━━━━━ Available data

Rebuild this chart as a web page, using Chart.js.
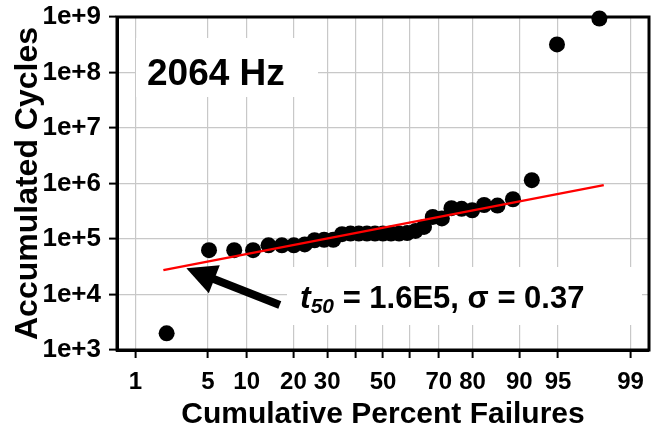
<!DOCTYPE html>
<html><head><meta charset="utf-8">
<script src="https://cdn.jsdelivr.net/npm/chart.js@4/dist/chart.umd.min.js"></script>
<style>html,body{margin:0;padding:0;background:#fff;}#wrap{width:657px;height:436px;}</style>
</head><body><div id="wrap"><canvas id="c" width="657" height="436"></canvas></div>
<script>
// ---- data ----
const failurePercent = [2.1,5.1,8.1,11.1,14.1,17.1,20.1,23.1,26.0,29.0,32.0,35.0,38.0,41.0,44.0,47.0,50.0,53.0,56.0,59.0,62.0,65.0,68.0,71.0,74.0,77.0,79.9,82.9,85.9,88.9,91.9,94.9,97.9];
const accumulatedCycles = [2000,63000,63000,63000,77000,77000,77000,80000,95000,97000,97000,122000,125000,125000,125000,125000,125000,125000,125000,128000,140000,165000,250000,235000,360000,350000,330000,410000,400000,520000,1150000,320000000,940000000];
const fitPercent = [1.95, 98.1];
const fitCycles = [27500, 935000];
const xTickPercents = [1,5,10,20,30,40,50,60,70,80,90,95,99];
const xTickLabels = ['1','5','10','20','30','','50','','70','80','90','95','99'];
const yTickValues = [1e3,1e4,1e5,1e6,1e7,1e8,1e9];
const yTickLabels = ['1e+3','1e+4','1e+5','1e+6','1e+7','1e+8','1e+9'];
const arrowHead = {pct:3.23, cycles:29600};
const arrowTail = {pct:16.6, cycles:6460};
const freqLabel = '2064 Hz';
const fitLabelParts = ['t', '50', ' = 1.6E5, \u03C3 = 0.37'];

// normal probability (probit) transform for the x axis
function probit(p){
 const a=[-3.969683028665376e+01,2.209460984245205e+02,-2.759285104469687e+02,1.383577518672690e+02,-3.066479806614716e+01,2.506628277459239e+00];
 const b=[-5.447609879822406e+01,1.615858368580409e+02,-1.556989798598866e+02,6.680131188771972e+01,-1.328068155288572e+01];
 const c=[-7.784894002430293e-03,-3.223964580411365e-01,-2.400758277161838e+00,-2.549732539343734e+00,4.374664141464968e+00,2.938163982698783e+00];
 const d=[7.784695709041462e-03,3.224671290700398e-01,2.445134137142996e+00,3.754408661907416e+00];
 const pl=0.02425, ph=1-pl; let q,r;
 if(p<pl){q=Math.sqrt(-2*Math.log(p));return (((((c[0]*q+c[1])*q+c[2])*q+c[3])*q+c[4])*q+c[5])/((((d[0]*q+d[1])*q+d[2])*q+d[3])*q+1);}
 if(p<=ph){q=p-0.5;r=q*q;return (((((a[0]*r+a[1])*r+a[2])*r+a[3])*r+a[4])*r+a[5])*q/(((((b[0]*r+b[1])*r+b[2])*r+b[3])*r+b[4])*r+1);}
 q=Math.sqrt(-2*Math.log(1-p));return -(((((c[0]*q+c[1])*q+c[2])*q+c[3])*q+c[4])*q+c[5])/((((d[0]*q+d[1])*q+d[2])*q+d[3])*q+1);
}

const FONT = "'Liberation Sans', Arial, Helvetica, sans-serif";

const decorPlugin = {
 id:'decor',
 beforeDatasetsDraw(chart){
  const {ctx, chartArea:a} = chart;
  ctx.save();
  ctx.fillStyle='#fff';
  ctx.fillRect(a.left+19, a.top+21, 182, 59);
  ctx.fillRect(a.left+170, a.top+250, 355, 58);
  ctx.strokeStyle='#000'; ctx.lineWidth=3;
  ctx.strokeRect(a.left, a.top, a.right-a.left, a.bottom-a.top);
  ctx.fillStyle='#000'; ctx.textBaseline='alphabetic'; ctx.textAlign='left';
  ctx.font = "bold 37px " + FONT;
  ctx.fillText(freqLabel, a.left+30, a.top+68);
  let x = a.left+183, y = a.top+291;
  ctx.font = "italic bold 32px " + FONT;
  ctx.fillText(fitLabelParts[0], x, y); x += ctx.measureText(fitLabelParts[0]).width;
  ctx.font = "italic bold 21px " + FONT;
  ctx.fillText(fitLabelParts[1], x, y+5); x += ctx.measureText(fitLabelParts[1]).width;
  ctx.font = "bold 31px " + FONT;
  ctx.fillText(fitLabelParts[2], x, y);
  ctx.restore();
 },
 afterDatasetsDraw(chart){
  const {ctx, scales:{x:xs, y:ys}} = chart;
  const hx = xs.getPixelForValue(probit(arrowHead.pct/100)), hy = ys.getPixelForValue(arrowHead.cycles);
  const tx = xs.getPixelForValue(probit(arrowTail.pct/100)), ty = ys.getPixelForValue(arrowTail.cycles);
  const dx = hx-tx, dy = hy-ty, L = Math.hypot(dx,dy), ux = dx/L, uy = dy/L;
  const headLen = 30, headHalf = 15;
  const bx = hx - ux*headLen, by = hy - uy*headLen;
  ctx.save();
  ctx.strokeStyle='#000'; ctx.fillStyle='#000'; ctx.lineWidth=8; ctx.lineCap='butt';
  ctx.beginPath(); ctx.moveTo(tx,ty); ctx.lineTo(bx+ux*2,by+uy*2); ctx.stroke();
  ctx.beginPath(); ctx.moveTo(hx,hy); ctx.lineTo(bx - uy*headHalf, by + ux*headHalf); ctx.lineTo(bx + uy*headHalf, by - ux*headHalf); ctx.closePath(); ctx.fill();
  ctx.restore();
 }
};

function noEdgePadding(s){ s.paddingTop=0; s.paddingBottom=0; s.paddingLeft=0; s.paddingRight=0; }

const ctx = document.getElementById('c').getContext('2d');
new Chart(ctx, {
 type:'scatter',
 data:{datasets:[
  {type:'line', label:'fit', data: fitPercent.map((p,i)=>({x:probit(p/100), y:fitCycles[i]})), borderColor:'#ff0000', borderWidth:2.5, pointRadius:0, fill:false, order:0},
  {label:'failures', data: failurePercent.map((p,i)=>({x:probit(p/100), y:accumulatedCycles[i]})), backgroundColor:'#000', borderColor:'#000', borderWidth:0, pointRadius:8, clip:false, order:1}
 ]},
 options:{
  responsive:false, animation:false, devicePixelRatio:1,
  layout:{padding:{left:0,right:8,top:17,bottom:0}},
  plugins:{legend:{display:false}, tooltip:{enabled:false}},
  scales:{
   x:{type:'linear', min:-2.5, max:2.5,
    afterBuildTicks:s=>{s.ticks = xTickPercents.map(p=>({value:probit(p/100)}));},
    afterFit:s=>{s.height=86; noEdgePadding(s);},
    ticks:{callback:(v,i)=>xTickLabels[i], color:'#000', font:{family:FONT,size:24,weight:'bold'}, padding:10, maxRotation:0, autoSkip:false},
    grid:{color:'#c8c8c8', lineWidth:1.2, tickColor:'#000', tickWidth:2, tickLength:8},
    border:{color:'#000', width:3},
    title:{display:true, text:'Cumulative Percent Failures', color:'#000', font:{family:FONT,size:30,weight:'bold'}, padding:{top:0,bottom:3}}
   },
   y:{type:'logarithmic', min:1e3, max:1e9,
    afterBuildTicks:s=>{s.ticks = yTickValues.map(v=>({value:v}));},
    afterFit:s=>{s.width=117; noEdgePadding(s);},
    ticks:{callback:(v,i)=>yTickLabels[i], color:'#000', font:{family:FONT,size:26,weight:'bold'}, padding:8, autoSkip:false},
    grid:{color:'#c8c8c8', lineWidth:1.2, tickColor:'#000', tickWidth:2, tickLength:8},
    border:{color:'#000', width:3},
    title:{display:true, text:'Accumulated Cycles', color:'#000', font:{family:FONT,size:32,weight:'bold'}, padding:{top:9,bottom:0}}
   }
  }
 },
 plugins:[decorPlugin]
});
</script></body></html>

━━━━━━━━━━

• _Requirements_
Repeat the lines above, starting at the first and stopping after the line that holds "const fitLabelParts = ['t', '50', '", with the pictures left out.

• _Answer to the exercise_
Rebuild this chart as a web page, using Chart.js.
<!DOCTYPE html>
<html><head><meta charset="utf-8">
<script src="https://cdn.jsdelivr.net/npm/chart.js@4/dist/chart.umd.min.js"></script>
<style>html,body{margin:0;padding:0;background:#fff;}#wrap{width:657px;height:436px;}</style>
</head><body><div id="wrap"><canvas id="c" width="657" height="436"></canvas></div>
<script>
// ---- data ----
const failurePercent = [2.1,5.1,8.1,11.1,14.1,17.1,20.1,23.1,26.0,29.0,32.0,35.0,38.0,41.0,44.0,47.0,50.0,53.0,56.0,59.0,62.0,65.0,68.0,71.0,74.0,77.0,79.9,82.9,85.9,88.9,91.9,94.9,97.9];
const accumulatedCycles = [2000,63000,63000,63000,77000,77000,77000,80000,95000,97000,97000,122000,125000,125000,125000,125000,125000,125000,125000,128000,140000,165000,250000,235000,360000,350000,330000,410000,400000,520000,1150000,320000000,940000000];
const fitPercent = [1.95, 98.1];
const fitCycles = [27500, 935000];
const xTickPercents = [1,5,10,20,30,40,50,60,70,80,90,95,99];
const xTickLabels = ['1','5','10','20','30','','50','','70','80','90','95','99'];
const yTickValues = [1e3,1e4,1e5,1e6,1e7,1e8,1e9];
const yTickLabels = ['1e+3','1e+4','1e+5','1e+6','1e+7','1e+8','1e+9'];
const arrowHead = {pct:3.23, cycles:29600};
const arrowTail = {pct:16.6, cycles:6460};
const freqLabel = '2064 Hz';
const fitLabelParts = ['t', '50', ' = 1.6E5, \u03C3 = 0.37'];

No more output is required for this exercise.